Debenhams seem to be persisting with their policy of using indirect QR Codes (see previous post Debenhams QR Code). An ad on page 5 of today’s London Evening Standard (image below) offering 10% off ‘beauty and fragrance’ contains a QR Code that decodes as “DB::LIST::static-0011445” and is obviously meant to be scanned with Debenhams iPhone app. So lets see what this means…

  • Everyone who scans the code without the app sees a useless character string, what kind of impression does that give?
  • If you have a BlackBerry, Motorola, Nokia, HTC, in fact any other Smartphone the message seems to be “…don’t use Debenhams until you get an iPhone”.
  • If you have an iPhone and you have download the app then you get the special offer but so does everyone else who visits the website.

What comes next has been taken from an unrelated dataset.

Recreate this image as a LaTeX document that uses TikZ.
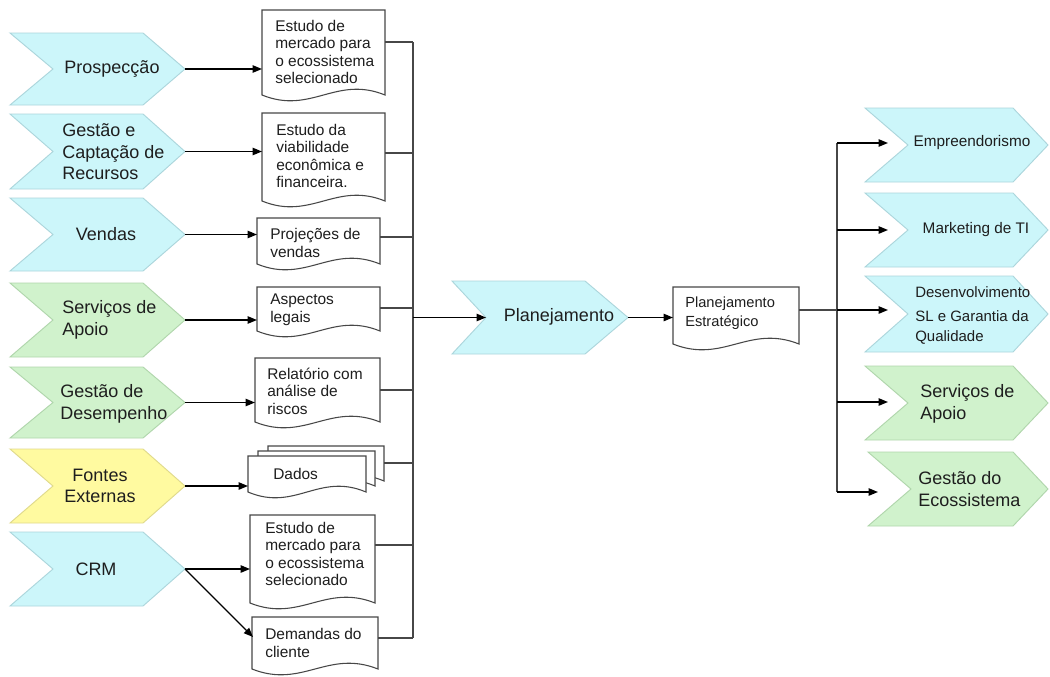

Now I don’t don’t know who advises Debenhams on their app and QR Code strategy but whoever you are give them their money back.

QR Code ad in the London Evening Standard

6 thoughts on “A QR Code That Alienates Potential Customers”

  1. Well, I’d place 100::1 odds in favour of this being done by an iPhone developer. Myopic beings that they are, they (all too) often believe their bubble and the world-all-around are one in the same (iOS is less than 10% of the overall mobile market, an elite minority, but a minority all the same).

    For all the in-fighting about QR v. 2D v. image detection v. new technologies looming on the horizon, the example above is why QR may fade away before it arrives.

    If anyone uses a QR code that does not resolve with a generic QR reader, they should realize they have polluted the stream they drink from. As well as destroying the stream for many others.

    What happens if even 10-20% of the QR codes in the public spaces do not resolve with a QR Reader?

    I’ll bet the team over at Microsoft Tag are having a really good laugh. Perhaps proprietary systems are more intelligent than we give them credit for?

  2. Thanks for lumping us iPhone devs all in one Bob, appreciate it.

    I would put money on it being added by someone in the design department who was told to add it without any real knowledge of how they work. Most of the issues I see with QR Codes right now are down to a lack of understanding. It will improve with time as all these things do.

  3. I would agree with Steve here, that it’s most likely someone tasked with an assignment with no real knowledge of how to do it. I think people would be surprised to know just how little thought goes into the task of doing business.

    The unfortunate result is that the offending company has a marketing promotion that not only fails at it’s task but goes one step further, confusing and alienating potential customers. There’s so much choice in the free market that companies often get one chance, if that.

  4. Hi Roger, I work at Debenhams and picked up on this post. You’ve raised some interesting issues and so we thought a bit more info from our side might be useful. We know that iPhone users are the largest percentage of smartphone users for Debenhams customers and so we felt it was a good place to start with our work in this area. We do however have plans to develop the app out for further handsets and ultimately we want to develop a mobile site so that all smartphone users can shop for Debenhams products from their phones. We know there’s more work to be done, and we’re expecting to learn along the way and so your feedback and comments are very helpful. Thanks.

  5. Bit like Waitrose. Pop it on the screen for 1 second so people can’t scan it. It’s these people that really should do thier homework first.